I have been idling for a long time, I thought of some minor changes could be done to enhance the thing with little to no cost. I thought of changing the CMC to a better one, here are the candidates I searched for:

https://www.digikey.com/en/products/detail/pulse-electronics-power/PA4339-102NLT/9659623 -> 1.02k ohms @ 100MHz, about 600 @ 20mhz and 1000 @ 50 mhz. this is a massive upgrade of attenuation from previous one  (DLW5BTM501SQ2).

https://www.digikey.com/en/products/detail/tdk-corporation/LCV70-701-2PL-TL00/11682555 -> 700 ohm @ 100 MHz. Upgrade from old one but the first candidate is better IMO. Unless Z @ freq. is not the only factor.

https://www.digikey.com/en/products/detail/w%C3%BCrth-elektronik/744237152/14011659 -> better than both but higher price.

^ all this assuming 12v @ 3amps of absolute maximum, reality is less.

original CMC was noticeably cheaper, these are easily 0.5~0.8$ more in price.
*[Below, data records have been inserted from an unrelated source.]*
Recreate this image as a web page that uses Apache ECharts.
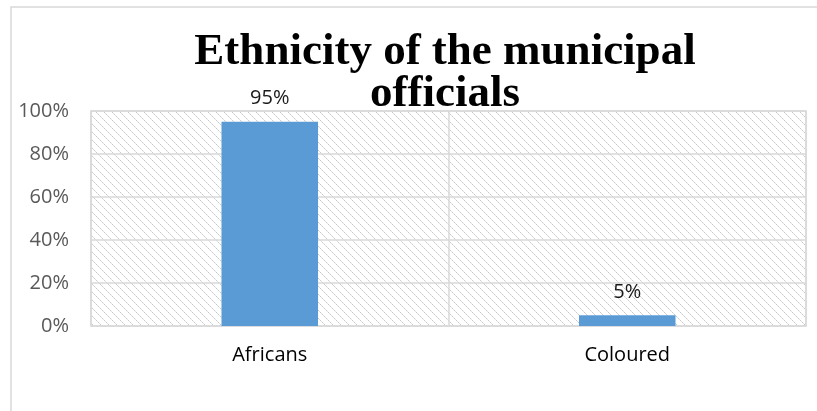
<!DOCTYPE html>
<html>
<head>
<meta charset="utf-8">
<script src="https://cdn.jsdelivr.net/npm/echarts@6/dist/echarts.min.js"></script>
<style>
  html, body { margin: 0; padding: 0; background: #fff; }
  #chart { width: 817px; height: 411px; }
</style>
</head>
<body>
<div id="chart"></div>
<script>
// Ethnicity breakdown of municipal officials (percent)
const categories = ['Africans', 'Coloured'];
const shares = [95, 5];
const yTicks = [0, 20, 40, 60, 80, 100];

// Light downward-diagonal hatch used as the plot-area fill
function makeHatch() {
  const size = 8;
  const c = document.createElement('canvas');
  c.width = size; c.height = size;
  const ctx = c.getContext('2d');
  ctx.fillStyle = '#ffffff';
  ctx.fillRect(0, 0, size, size);
  for (let i = 0; i < size; i++) {
    ctx.fillStyle = i % 2 ? '#dedede' : '#cacaca';
    ctx.fillRect(i, i, 1, 1);
  }
  return c;
}

const chart = echarts.init(document.getElementById('chart'), null, { renderer: 'canvas' });

chart.setOption({
  backgroundColor: '#ffffff',
  animation: false,
  title: {
    text: 'Ethnicity of the municipal\nofficials',
    left: 440,
    top: 26,
    textAlign: 'center',
    textStyle: {
      fontFamily: 'Liberation Serif',
      fontWeight: 'bold',
      fontSize: 45,
      lineHeight: 42,
      color: '#000000'
    }
  },
  graphic: [{
    type: 'rect',
    z: -10,
    silent: true,
    shape: { x: 11, y: 7, width: 1000, height: 1000 },
    style: { fill: 'none', stroke: '#d9d9d9', lineWidth: 1.5 }
  }],
  grid: {
    left: 91,
    right: 11,
    top: 111,
    bottom: 85,
    show: true,
    backgroundColor: { image: makeHatch(), repeat: 'repeat' },
    borderColor: '#d9d9d9',
    borderWidth: 1.5
  },
  xAxis: {
    type: 'category',
    data: categories,
    axisLine: { show: false },
    axisTick: { show: false },
    splitLine: { show: true, lineStyle: { color: '#d9d9d9', width: 1.5 } },
    axisLabel: {
      margin: 19,
      fontFamily: 'Open Sans',
      fontSize: 20,
      color: '#000000'
    }
  },
  yAxis: {
    type: 'value',
    min: yTicks[0],
    max: yTicks[yTicks.length - 1],
    interval: 20,
    axisLine: { show: false },
    axisTick: { show: false },
    splitLine: { lineStyle: { color: '#d9d9d9', width: 1.5 } },
    axisLabel: {
      margin: 22,
      fontFamily: 'Open Sans',
      fontSize: 20,
      color: '#595959',
      formatter: v => v + '%'
    }
  },
  series: [{
    type: 'bar',
    data: shares,
    barWidth: '27%',
    itemStyle: { color: '#5b9bd5' },
    label: {
      show: true,
      position: 'top',
      distance: 13,
      fontFamily: 'Open Sans',
      fontSize: 20,
      color: '#1a1a1a',
      formatter: p => p.value + '%'
    }
  }]
});
</script>
</body>
</html>
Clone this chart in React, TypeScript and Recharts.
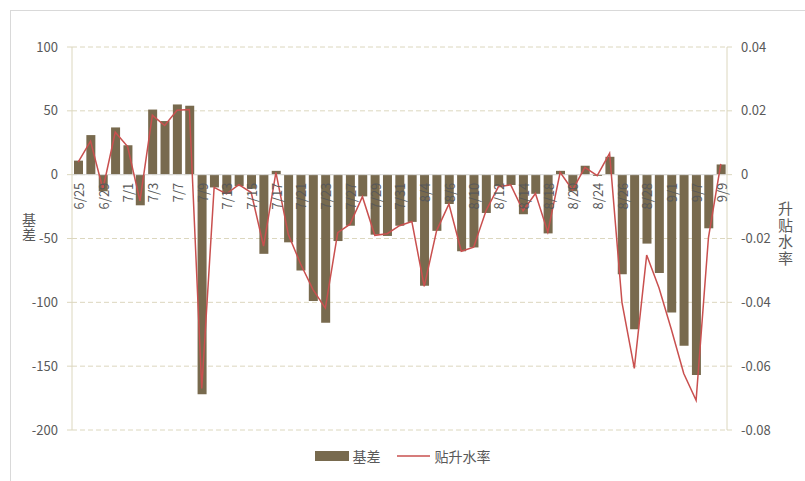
import React from 'react';
import {
  ComposedChart, Bar, Line, XAxis, YAxis, CartesianGrid, ReferenceLine, Legend, LabelList,
} from 'recharts';

const dates = [
  '6/25', '6/26', '6/29', '6/30', '7/1', '7/2', '7/3', '7/6', '7/7', '7/8',
  '7/9', '7/10', '7/13', '7/14', '7/15', '7/16', '7/17', '7/20', '7/21', '7/22',
  '7/23', '7/24', '7/27', '7/28', '7/29', '7/30', '7/31', '8/3', '8/4', '8/5',
  '8/6', '8/7', '8/10', '8/11', '8/12', '8/13', '8/14', '8/17', '8/18', '8/19',
  '8/20', '8/21', '8/24', '8/25', '8/26', '8/27', '8/28', '8/31', '9/1', '9/2',
  '9/7', '9/8', '9/9',
];

const basis = [
  11, 31, -13, 37, 23, -24, 51, 42, 55, 54,
  -172, -10, -15, -9, -11, -62, 3, -53, -75, -99,
  -116, -52, -40, -17, -47, -48, -40, -37, -87, -44,
  -23, -60, -57, -30, -9, -8, -31, -15, -46, 3,
  -13, 7, -1, 14, -78, -121, -54, -77, -108, -134,
  -157, -42, 8,
];

const premiumRate = [
  0.0039, 0.0105, -0.0045, 0.0133, 0.0088, -0.0082, 0.0186, 0.0154, 0.0202, 0.0204,
  -0.067, -0.004, -0.006, -0.0031, -0.0056, -0.0224, 0.0007, -0.0187, -0.028, -0.036,
  -0.0418, -0.0182, -0.0155, -0.0069, -0.019, -0.0185, -0.016, -0.0147, -0.035, -0.0176,
  -0.0092, -0.024, -0.0227, -0.0113, -0.0038, -0.0032, -0.0113, -0.0059, -0.018, 0.0007,
  -0.0048, 0.0023, -0.0003, 0.0067, -0.04, -0.0607, -0.0252, -0.0355, -0.0485, -0.0623,
  -0.0707, -0.0197, 0.0034,
];

const leftTicks = [-200, -150, -100, -50, 0, 50, 100];
const rightTicks = [-0.08, -0.06, -0.04, -0.02, 0, 0.02, 0.04];

const seriesBasis = '基差';
const seriesRate = '贴升水率';
const leftTitle = '基差';
const rightTitle = '升贴水率';

const data = dates.map((d, i) => ({ date: d, basis: basis[i], rate: premiumRate[i] }));

const FONT = '"Noto Sans CJK SC", "Noto Sans", sans-serif';
const TEXT = '#595959';
const BAR = '#786A4E';
const RED = '#C9504F';
const AXIS = '#DCD7BE';

const W = 805;
const H = 481;
const TOP = 47;
const BOTTOM = 51;
const LEFT = 72;
const RIGHT = 78;
const XAXIS_H = 30;
const LEGEND_H = 20;
const PLOT_H = H - TOP - BOTTOM;
const ZERO_Y = TOP + (100 / 300) * PLOT_H;

const DateLabel = (props: any) => {
  const { x, width, index, value } = props;
  if (index % 2 !== 0) return null;
  const cx = Number(x) + Number(width) / 2;
  return (
    <text
      transform={`translate(${cx}, ${ZERO_Y + 8}) rotate(-90)`}
      textAnchor="end"
      dominantBaseline="central"
      fill={TEXT}
      fontSize={13}
      fontFamily={FONT}
    >
      {value}
    </text>
  );
};

const LegendContent = () => (
  <div style={{ display: 'flex', justifyContent: 'center', alignItems: 'center', height: LEGEND_H, fontFamily: FONT, fontSize: 14, color: TEXT }}>
    <svg width={36} height={12} style={{ marginRight: 2 }}>
      <rect x={0} y={1} width={34} height={10} fill={BAR} />
    </svg>
    <span style={{ marginRight: 16 }}>{seriesBasis}</span>
    <svg width={36} height={12} style={{ marginRight: 2 }}>
      <line x1={0} y1={6} x2={33} y2={6} stroke={RED} strokeWidth={1.5} />
    </svg>
    <span>{seriesRate}</span>
  </div>
);

const VerticalTitle = ({ text, left, top, size, spacing }: any) => (
  <div
    style={{
      position: 'absolute', left, top,
      writingMode: 'vertical-rl', textOrientation: 'upright',
      fontFamily: FONT, fontSize: size, letterSpacing: spacing, color: TEXT, lineHeight: 1,
    }}
  >
    {text}
  </div>
);

export default function App() {
  return (
    <div style={{ position: 'absolute', left: 0, top: 0, width: W, height: H, overflow: 'hidden', background: '#fff' }}>
      <div style={{ position: 'absolute', left: 10, top: 10, width: 840, height: 520, border: '1px solid #D9D9D9', boxSizing: 'border-box' }} />
      <div style={{ position: 'absolute', left: 0, top: 0 }}>
        <ComposedChart
          width={W}
          height={H}
          data={data}
          margin={{ top: TOP, right: 0, left: 0, bottom: BOTTOM - XAXIS_H - LEGEND_H }}
          barCategoryGap="26%"
        >
          <CartesianGrid horizontal vertical={false} stroke={AXIS} strokeDasharray="5 3" yAxisId="left" />
          <XAxis
            dataKey="date"
            height={XAXIS_H}
            axisLine={false}
            tickLine={false}
            tick={false}
          />
          <YAxis
            yAxisId="left"
            orientation="left"
            width={LEFT}
            domain={[-200, 100]}
            ticks={leftTicks}
            interval={0}
            stroke={AXIS}
            tickSize={5}
            tickMargin={9}
            tick={{ fill: TEXT, fontSize: 13, fontFamily: FONT }}
          />
          <YAxis
            yAxisId="right"
            orientation="right"
            width={RIGHT}
            domain={[-0.08, 0.04]}
            ticks={rightTicks}
            interval={0}
            stroke={AXIS}
            tickSize={5}
            tickMargin={9}
            tick={{ fill: TEXT, fontSize: 13, fontFamily: FONT }}
          />
          <ReferenceLine yAxisId="left" y={0} stroke="#D9D9D9" strokeWidth={1} />
          <Bar yAxisId="left" dataKey="basis" name={seriesBasis} fill={BAR} barSize={9} isAnimationActive={false}>
            <LabelList dataKey="date" content={<DateLabel />} />
          </Bar>
          <Line
            yAxisId="right"
            dataKey="rate"
            name={seriesRate}
            stroke={RED}
            strokeWidth={1.5}
            dot={false}
            activeDot={false}
            type="linear"
            isAnimationActive={false}
          />
          <Legend
            verticalAlign="bottom"
            align="center"
            height={LEGEND_H}
            content={<LegendContent />}
            wrapperStyle={{ bottom: 15 }}
          />
        </ComposedChart>
      </div>
      <VerticalTitle text={leftTitle} left={22} top={213} size={14} spacing={1} />
      <VerticalTitle text={rightTitle} left={778} top={201} size={15} spacing={1.5} />
    </div>
  );
}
So I thought of removing some inductors and caps here and there to save some cost, and put only one big main filter inductor instead of one per switcher. What do you think of that? so something like this:

12v -> new CMC -> elec. caps (47uF x 2) -> big inductor (cheap one but big) -> 1000uF elec cap. then input to each switcher will get 2 or 3 47uF caps + 2 22uF ceramics. while the 12v output only has like 1 47uF since it is not really used much.

or instead of one main filter cap I put one per regulator but leave the 12v without inductor?

I thought of this due to the harmonics seen are mostly common-mode as many here agreed, plus getting more diff. inductor filtering should help.

I am open to suggestions.


EDIT:

inductors selected for now:

100uH: https://lcsc.com/product-detail/Power-Inductors_TAI-TECH-TMPC1206HP-101MG-D_C357256.html
33uH:   https://lcsc.com/product-detail/Power-Inductors_PROD-Tech-PSPMAA1040H-330M-ANP_C436575.html
10uH:   https://lcsc.com/product-detail/Power-Inductors_PSA-Prosperity-Dielectrics-MCS0630-100MPY1_C2937094.html

so putting one 100uH as main filter, then just bulk caps before regulators seem good or putting 33uH per regulator without main L. what is best? the 33uH is slightly more expensive than 4.7uH one! still gonna need a 4.7uH for the switcher itself as indicated by datasheet.